Deux Flamands en Chine

Bernard Roisin Journaliste

Dans son dernier roman, Esclaves heureux, Tom Lanoye imagine deux homonymes compatriotes que tout sépare, y compris la distance physique, et qui finissent par fusionner en Chine. Picaresque et grave, cruel et touchant, d’un réalisme fantastique… Bref, une peinture flamande.

Alors qu’à Buenos Aires, dans une chambre miteuse, Tony Hanssen lutine consciencieusement une vieille Chinoise richissime et bagousée, son homonyme, l’oeil dans le viseur, s’apprête à abattre illégalement un rhinocéros au milieu d’un parc sud-africain : une petite mort, en regard, à distance, d’une autre plus grande. Elles déboucheront toutes deux sur un homicide, volontaire ou pas.

Inéluctablement, les chemins des deux Tony, ces deux Flamands, dont l’un est  » rose « , ancien serveur et gigolo sur les paquebots, l’autre vieux jeune loup de la finance qui a, lui aussi, baisé tout le monde en braconnant, vont finir par se croiser. Voire se confronter en Chine, nouvel Eldorado auquel fait face un Occident en déclin. Sorte de double négatif – le raté et le gagneur, le timoré et le fat -, les deux Hanssen fusionneront-ils dans une même entité, voire identité ?

Un réalisme implacable à la Tom Wolfe

Quiconque aurait du mal avec la littérature flamande peut se plonger avec délectation dans le nouveau roman de Tom Lanoye au style imagé, picaresque et surtout drôle :  » Et ça faisait si longtemps qu’il errait, ça faisait des mois qu’il se languissait de sa villa à Wolvertem, avec ses lignes claires et dures, son élégance architecturale parfaitement intégrée dans un cadre qui avait cessé d’être champêtre, mais où la vue portait encore loin.
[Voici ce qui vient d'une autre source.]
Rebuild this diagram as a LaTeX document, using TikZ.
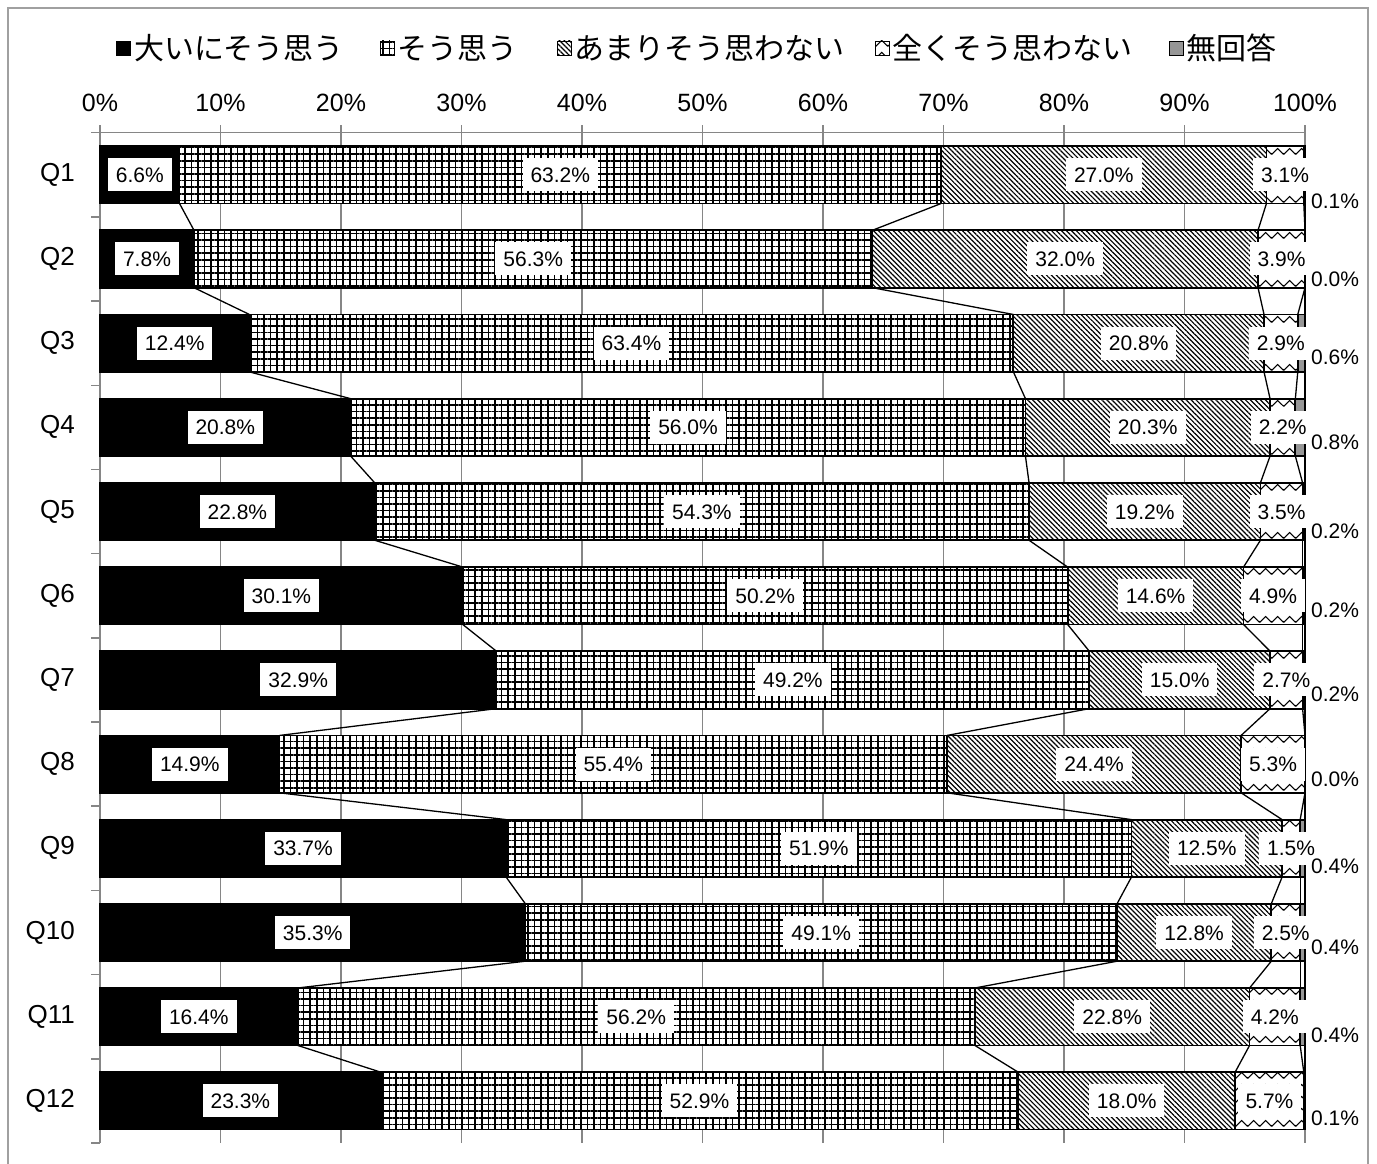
\documentclass[tikz,border=0pt]{standalone}
\usepackage{fontspec}
\setmainfont{Liberation Sans}
\newfontfamily\jp{Noto Sans CJK JP}
\usetikzlibrary{patterns.meta}

\tikzdeclarepattern{
  name=zig,
  type=uncolored,
  bounding box={(0pt,0pt) and (12pt,12pt)},
  tile size={(12pt,12pt)},
  code={
    \draw[line width=1.1pt] (-1pt,3pt) -- (0pt,2pt) -- (6pt,8pt) -- (12pt,2pt) -- (13pt,3pt);
  }
}

\definecolor{gridgray}{RGB}{134,134,134}
\definecolor{framegray}{RGB}{160,160,160}
\definecolor{nagray}{RGB}{150,150,150}

\tikzset{
  frame/.style={draw=framegray, line width=2pt},
  gridl/.style={draw=gridgray, line width=1.5pt},
  sA/.style={fill=black, draw=black, line width=1.8pt},
  sB/.style={preaction={fill=white}, pattern={Hatch[angle=0,distance=6.6pt,line width=1.5pt]}, pattern color=black, draw=black, line width=1.8pt},
  sC/.style={preaction={fill=white}, pattern={Lines[angle=-45,distance=3.5pt,line width=1.2pt]}, pattern color=black, draw=black, line width=1.8pt},
  sD/.style={preaction={fill=white}, pattern=zig, pattern color=black, draw=black, line width=1.8pt},
  sE/.style={fill=nagray, draw=black, line width=1.8pt},
  conn/.style={draw=black, line width=1.3pt},
  axl/.style={font=\fontsize{25}{25}\selectfont, inner sep=0pt},
  ql/.style={font=\fontsize{26}{26}\selectfont, anchor=east, inner sep=0pt},
  dl/.style={fill=white, font=\fontsize{21}{21}\selectfont, inner xsep=8pt, inner ysep=9pt, text height=15pt, text depth=0pt},
  nl/.style={font=\fontsize{21}{21}\selectfont, anchor=west, inner sep=2pt},
  lkey/.style={minimum size=14pt, inner sep=0pt, line width=0.9pt},
  legt/.style={font=\jp\fontsize{30}{30}\selectfont, anchor=west, inner sep=0pt},
}

\def\chartdata{
 1/6.6/63.2/27.0/3.1/0.1/201,
 2/7.8/56.3/32.0/3.9/0.0/279,
 3/12.4/63.4/20.8/2.9/0.6/357,
 4/20.8/56.0/20.3/2.2/0.8/442,
 5/22.8/54.3/19.2/3.5/0.2/531,
 6/30.1/50.2/14.6/4.9/0.2/610,
 7/32.9/49.2/15.0/2.7/0.2/694,
 8/14.9/55.4/24.4/5.3/0.0/779,
 9/33.7/51.9/12.5/1.5/0.4/866,
 10/35.3/49.1/12.8/2.5/0.4/947,
 11/16.4/56.2/22.8/4.2/0.4/1035,
 12/23.3/52.9/18.0/5.7/0.1/1118}

\begin{document}
\begin{tikzpicture}[x=1pt,y=-1pt]
\useasboundingbox (0,0) rectangle (1377,1164);
\fill[white] (0,0) rectangle (1377,1164);
\draw[frame] (8,8) rectangle (1368,1172);

% legend
\node[lkey, sA, line width=0.9pt] (k1) at (123,48) {};
\node[legt] (l1) at (134,48) {大いにそう思う};
\node[lkey, sB, line width=0.9pt] (k2) at (387,48) {};
\node[legt] (l2) at (397,48) {そう思う};
\node[lkey, sC, line width=0.9pt] (k3) at (564,48) {};
\node[legt] (l3) at (574,48) {あまりそう思わない};
\node[lkey, sD, line width=0.9pt] (k4) at (882,48) {};
\node[legt] (l4) at (892,48) {全くそう思わない};
\node[lkey, sE, line width=0.9pt] (k5) at (1176,48) {};
\node[legt] (l5) at (1186,48) {無回答};

% axis, gridlines and ticks
\foreach \p in {0,10,...,100} {
  \pgfmathsetmacro\gx{100+12.05*\p}
  \draw[gridl] (\gx,125) -- (\gx,1143);
  \node[axl] (ax\p) at (\gx,103) {\p\%};
}
\draw[gridl] (91,132.7) -- (1305,132.7);
\foreach \k in {1,...,12} {
  \pgfmathsetmacro\ty{132.7+84.19*\k}
  \draw[gridl] (91,\ty) -- (100,\ty);
}

% bars
\foreach \i/\a/\b/\c/\d/\e/\ly in \chartdata {
  \pgfmathsetmacro\yc{132.7+84.19*(\i-0.5)}
  \pgfmathsetmacro\yt{\yc-28.7}
  \pgfmathsetmacro\yb{\yc+28.7}
  \pgfmathsetmacro\xa{100+12.05*\a}
  \pgfmathsetmacro\xb{100+12.05*(\a+\b)}
  \pgfmathsetmacro\xc{100+12.05*(\a+\b+\c)}
  \pgfmathsetmacro\xd{100+12.05*(100-\e)}
  \draw[sA] (100,\yt) rectangle (\xa,\yb);
  \draw[sB] (\xa,\yt) rectangle (\xb,\yb);
  \draw[sC] (\xb,\yt) rectangle (\xc,\yb);
  \draw[sD] (\xc,\yt) rectangle (\xd,\yb);
  \draw[sE] (\xd,\yt) rectangle (1305,\yb);
  \coordinate (t\i-1) at (\xa,\yt);  \coordinate (b\i-1) at (\xa,\yb);
  \coordinate (t\i-2) at (\xb,\yt);  \coordinate (b\i-2) at (\xb,\yb);
  \coordinate (t\i-3) at (\xc,\yt);  \coordinate (b\i-3) at (\xc,\yb);
  \coordinate (t\i-4) at (\xd,\yt);  \coordinate (b\i-4) at (\xd,\yb);
  \coordinate (t\i-5) at (1305,\yt); \coordinate (b\i-5) at (1305,\yb);
}

% series lines
\foreach \i in {1,...,11} {
  \pgfmathtruncatemacro\j{\i+1}
  \foreach \k in {1,...,5} {
    \draw[conn] (b\i-\k) -- (t\j-\k);
  }
}

% labels
\foreach \i/\a/\b/\c/\d/\e/\ly in \chartdata {
  \pgfmathsetmacro\yc{132.7+84.19*(\i-0.5)}
  \pgfmathsetmacro\xa{100+12.05*\a}
  \pgfmathsetmacro\xb{100+12.05*(\a+\b)}
  \pgfmathsetmacro\xc{100+12.05*(\a+\b+\c)}
  \pgfmathsetmacro\xd{100+12.05*(100-\e)}
  \node[ql] (q\i) at (75,\yc) {Q\i};
  \node[dl] (la\i) at ({(100+\xa)/2},\yc) {\a\%};
  \node[dl] (lb\i) at ({(\xa+\xb)/2},\yc) {\b\%};
  \node[dl] (lc\i) at ({(\xb+\xc)/2},\yc) {\c\%};
  \node[dl] (ld\i) at ({(\xc+\xd)/2},\yc) {\d\%};
  \node[nl] (le\i) at (1309,\ly) {\e\%};
}
\end{tikzpicture}
\end{document}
Sain et vert mais jamais menaçant ce paysage. En ce moment-ci il pourrait être assis là-bas sur sa terrasse aux parois vitrées ouvertes sur la vue plein sud dans un fauteuil dessiné par Maarten Van Severen, à côté d’une table de salon assortie, sur laquelle trôneraient un verre de bière Gouden Carolus et des raviers pleins de blocs de fromage la Vache qui Rit et de petites tranches de saucisson.  »

Il est sans doute cliché de citer Hugo Claus à son endroit, dans sa description narquoise de l’univers minuscule du petit bourgeois flamand touchant et ridicule, mais la verve de Tom Lanoye, sa cruauté sardonique, sa gravité sous-jacente, son sens des images, sa poésie parfois, rappelle immanquablement le grand maître des lettres flamandes, entre autres par ce petit décalage parfois fantastique que l’on observait aussi chez l’auteur du Chagrin des Belges. D’autant que Lanoye est traduit par le même Alain van Crugten et qu’il fait preuve de la même lucidité quant au monde qui l’entoure. S’ajoute chez lui un réalisme implacable à la Tom Wolfe :  » Les journaux en tant que tels n’existaient plus, le journalisme en avait disparu au profit d’un podium plein de commentaires provocateurs, un casino, une comédie pimentée d’insultes en série. Dans cette mêlée, les économistes étaient devenus, à l’étonnement général, les indispensables stars médiatiques, les Cassandre les plus recherchées, les pin-up intellectuelles de leur époque.  »

Un côté terre-à-terre de Flandre, qui heureusement souvent décolle et déconne dans le récit de ces tribulations de deux Flamands en Chine, où ils sont traités en vulgaires… péquins.

Esclaves heureux, par Tom Lanoye, éd. de La Différence, 350 p.